On Monday, April 7, 2025, the dollar opened strong against the Brazilian real, trading at R$ 5.8848, marking a rise of 0.85%. This increase follows a significant jump of 3.68% on Friday, April 4, when the dollar closed at R$ 5.83, the most substantial daily increase since November 2022. The market continues to react to fears of a global recession fueled by escalating trade tensions, particularly after President Donald Trump announced a series of tariffs on imports.
The escalating trade war has seen China retaliate with its own tariffs, which are set at 34% for American imports. As a result, global stock markets have experienced severe losses, with the Hong Kong market suffering its largest daily drop since 1997, plummeting by 13.22%. Meanwhile, indexes in Japan and Germany also reported significant declines, with Tokyo's market down 7.8% and Frankfurt's down 7.86%.
Investors had hoped that Trump might reconsider the tariffs over the weekend. However, Trump stated on Sunday, "I didn't break the market on purpose. I don't want anything to fall, but sometimes you have to take remedies to fix something." This comment has left investors feeling uneasy, as they brace for further market instability. According to Ágora Investimentos, "Monday begins with the selloff deepening in major global markets. For those who expected a retreat, Donald Trump adopted an even more challenging tone."
As the dollar continues to rise, it reflects broader concerns about the economic climate. By 10:10 AM on April 7, the dollar was trading at R$ 5.876 for purchases and R$ 5.877 for sales, indicating a 0.69% increase. The Brazilian stock market, the Ibovespa, opened lower, falling 1.9% to 124,844 points as fears of a recession loom large.
In light of these developments, the Focus bulletin showed a reduction in the projection for the dollar at the end of 2025, dropping from R$ 5.92 to R$ 5.90, down from R$ 5.99 just a month ago. Economists suggest that the dollar's rise will likely lead to increased costs for everyday items in Brazil, as imported goods become more expensive. This could result in higher inflation rates, as noted by André Braz, an economist at the Brazilian Institute of Economics.

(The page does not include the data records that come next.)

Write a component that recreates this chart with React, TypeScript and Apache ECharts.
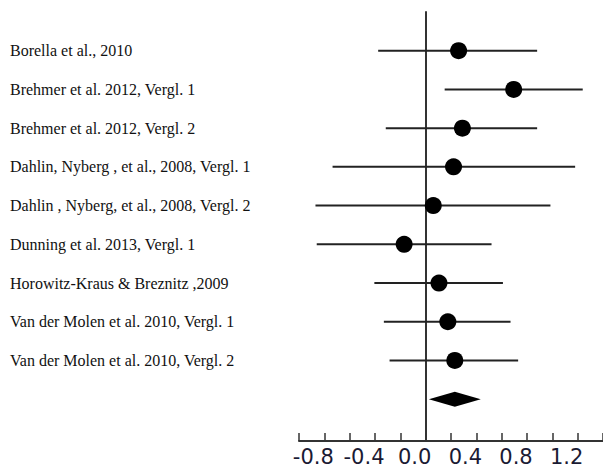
import React, { useEffect, useRef } from "react";
import * as echarts from "echarts";

const studies = [
  "Borella et al., 2010",
  "Brehmer et al. 2012, Vergl. 1",
  "Brehmer et al. 2012, Vergl. 2",
  "Dahlin, Nyberg , et al., 2008, Vergl. 1",
  "Dahlin , Nyberg, et al., 2008, Vergl. 2",
  "Dunning et al. 2013, Vergl. 1",
  "Horowitz-Kraus & Breznitz ,2009",
  "Van der Molen et al. 2010, Vergl. 1",
  "Van der Molen et al. 2010, Vergl. 2",
];
const estimates = [0.26, 0.695, 0.29, 0.22, 0.06, -0.17, 0.105, 0.175, 0.23];
const lowerCI = [-0.375, 0.15, -0.315, -0.735, -0.87, -0.86, -0.405, -0.33, -0.285];
const upperCI = [0.88, 1.24, 0.88, 1.18, 0.985, 0.52, 0.61, 0.67, 0.73];
const summaryEstimate = [0.23];
const summaryLower = [0.025];
const summaryUpper = [0.435];
const tickLabels = ["-0.8", "-0.4", "0.0", "0.4", "0.8", "1.2"];

export default function App() {
  const ref = useRef<HTMLDivElement>(null);
  useEffect(() => {
    if (!ref.current) return;
    const chart = echarts.init(ref.current, null, { renderer: "svg" });
    const ciData = studies.map((_, i) => [lowerCI[i], upperCI[i], i]);
    const pointData = studies.map((_, i) => [estimates[i], i]);
    const sumRow = studies.length;
    const diamondData = summaryEstimate.map((e, k) => [summaryLower[k], e, summaryUpper[k], sumRow]);
    const yBase = {
      type: "value",
      inverse: true,
      min: -1,
      max: 10.08,
      interval: 1,
      splitLine: { show: false },
      axisTick: { show: false },
    };
    chart.setOption({
      animation: false,
      backgroundColor: "#fff",
      grid: { left: 299, right: 0, top: 12, bottom: 27, containLabel: false, outerBoundsMode: "none" },
      xAxis: {
        type: "value",
        min: -1.0,
        max: 1.4,
        interval: 0.2,
        splitLine: { show: false },
        axisLine: { show: true, onZero: false, lineStyle: { color: "#333", width: 2 } },
        axisTick: { show: true, inside: true, length: 8, lineStyle: { color: "#333", width: 1.5 } },
        axisLabel: {
          margin: 5,
          fontFamily: "DejaVu Sans",
          fontSize: 21,
          color: "#1a1a33",
          padding: [0, 22, 0, 0],
          hideOverlap: false,
          formatter: (v: number) => {
            const s = (Math.round(v * 10) / 10).toFixed(1);
            const t = s === "-0.0" ? "0.0" : s;
            return tickLabels.includes(t) ? t : "";
          },
        },
      },
      yAxis: [
        {
          ...yBase,
          axisLine: { show: true, onZero: true, lineStyle: { color: "#333", width: 2 } },
          axisLabel: { show: false },
        },
        {
          ...yBase,
          position: "left",
          offset: 289,
          axisLine: { show: false, onZero: false },
          axisLabel: {
            inside: true,
            margin: 0,
            align: "left",
            fontFamily: "Liberation Serif",
            fontSize: 16,
            color: "#111",
            padding: [0, 0, 5, 0],
            formatter: (v: number) => {
              const i = Math.round(v);
              return i >= 0 && i < studies.length ? studies[i] : "";
            },
          },
        },
      ],
      series: [
        {
          type: "custom",
          data: ciData,
          encode: { x: [0, 1], y: 2 },
          renderItem: (params: any, api: any) => {
            const a = api.coord([api.value(0), api.value(2)]);
            const b = api.coord([api.value(1), api.value(2)]);
            return {
              type: "line",
              shape: { x1: a[0], y1: a[1], x2: b[0], y2: b[1] },
              style: { stroke: "#222", lineWidth: 2 },
            };
          },
          z: 2,
        },
        {
          type: "scatter",
          data: pointData,
          symbol: "circle",
          symbolSize: 17,
          itemStyle: { color: "#000", opacity: 1 },
          z: 3,
        },
        {
          type: "custom",
          data: diamondData,
          encode: { x: [0, 1, 2], y: 3 },
          renderItem: (params: any, api: any) => {
            const l = api.coord([api.value(0), api.value(3)]);
            const c = api.coord([api.value(1), api.value(3)]);
            const r = api.coord([api.value(2), api.value(3)]);
            const h = 7.5;
            return {
              type: "polygon",
              shape: {
                points: [
                  [l[0], l[1]],
                  [c[0], c[1] - h],
                  [r[0], r[1]],
                  [c[0], c[1] + h],
                ],
              },
              style: { fill: "#000" },
            };
          },
          z: 3,
        },
      ],
    });
    return () => chart.dispose();
  }, []);
  return (
    <div
      ref={ref}
      style={{ position: "fixed", left: 0, top: 0, width: 603, height: 468, background: "#fff" }}
    />
  );
}
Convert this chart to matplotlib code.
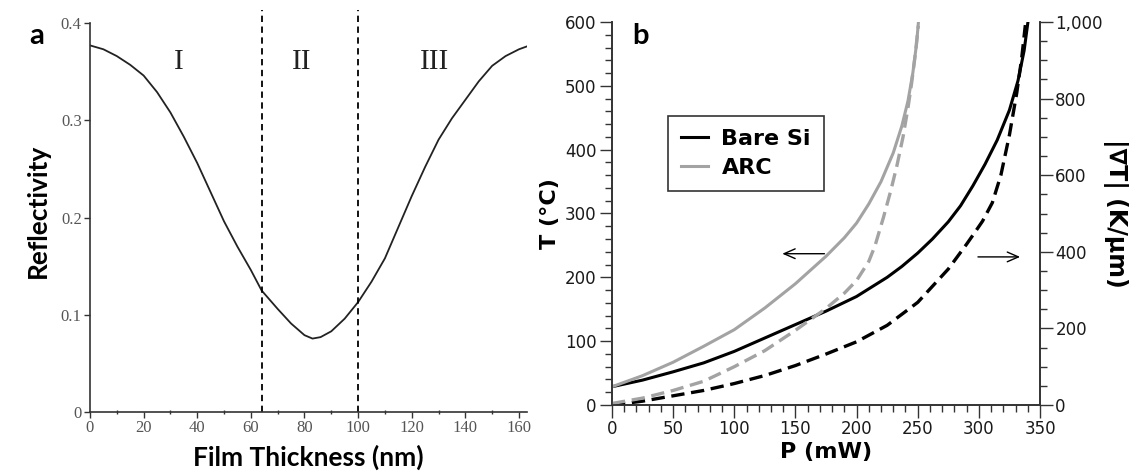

He explained that the currency exchange rate pressures the prices of globally traded items, which could have a cascading effect on consumer prices.
As the situation unfolds, the Chinese government is reportedly preparing extraordinary measures to mitigate the impact of the tariffs. They have organized meetings with American business representatives, including companies like Tesla and GE, to discuss potential strategies moving forward. Meanwhile, the European Union is contemplating countermeasures against up to $28 billion in imports from the United States, as tensions between the two economies escalate.
In the United States, the S&P 500 has fallen more than 20% from its peak, indicating a bear market, as investors seek safer assets amidst fears of a recession. Trump has stated that he will not negotiate with China until the U.S. trade deficit is addressed, further complicating the situation.
Amidst the turmoil, the oil market has also been affected, with prices dropping by 3% on April 7, as concerns over global demand rise in light of the trade conflict. Brent crude futures fell to $63.84 per barrel, while U.S. crude (WTI) dropped to $60.35, marking significant losses from the previous week.
Cryptocurrencies have not been spared from the market's volatility either, with Bitcoin experiencing a decline of over 7%, trading at $76,712 and falling below the $80,000 mark it reached during Trump's election. Other cryptocurrencies, such as Ethereum and Solana, also saw substantial drops, highlighting the widespread impact of these economic shifts.
As analysts continue to assess the situation, the overall sentiment remains cautious. The potential for a recession looms large, and the implications of Trump's tariff policies are beginning to ripple through various sectors of the economy. The coming days will be crucial as investors and governments alike navigate this complex landscape.